Nel caso di specie, non risulta che siano maturate le condizioni richieste dalla L. 24 novembre 2003, n. 326, art. 32, comma 37 per la sanatoria tacita dell'abuso edilizio.
6 - Quanto al merito del ricorso proposto dal Pubblico Ministero, esso è fondato e va accolto. Infatti, è ormai consolidata la giurisprudenza di legittimità secondo cui, in caso di reato urbanistico, anche l'esaurimento della condotta criminosa, attraverso la ultimazione dell'immobile abusivo, non esclude il pericolo che la libera disponibilità del medesimo possa aggravare o protrarre le conseguenze del reato stesso, atteso che tali conseguenze vanno identificate con ogni lesione del bene strumentale o finale tutelato dalla norma. Ciò significa che può essere sottoposto a sequestro preventivo anche un immobile abusivo ultimato, nel caso in cui la sua libera utilizzazione possa aggravare il cd. carico urbanistico o comunque protrarre la lesione dell'assetto urbanistico. (V. per tutte Sez. Un. n. 12878 del 29.1.2003, Innocenti, rv. 223722).

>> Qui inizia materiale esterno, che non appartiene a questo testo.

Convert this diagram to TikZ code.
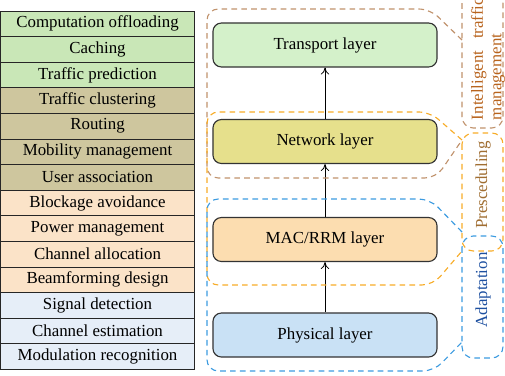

Nel caso di specie il tribunale del riesame ha erroneamente interpretato e applicato l'art. 321 c.p.p., laddove ha annullato il sequestro sol perchè l'immobile era da tempo ultimato, senza accertare se la libera disponibilità dello stesso potesse aggravare il carico urbanistico (cosa ben possibile, se si considera che le costruzioni difformi dalla concessione edilizia comprendevano un quarto piano nella palazzina D e la chiusura di una porzione del portico del pian terreno).
La ordinanza impugnata va quindi annullata con rinvio al giudice a quo per un nuovo esame della regiudicanda alla luce del principio su esposto.
P. Q. M.
La Corte Suprema di Cassazione annulla l'ordinanza impugnata con rinvio al tribunale di Siracusa per nuovo esame.
Così deciso in Roma, il 17 gennaio 2007.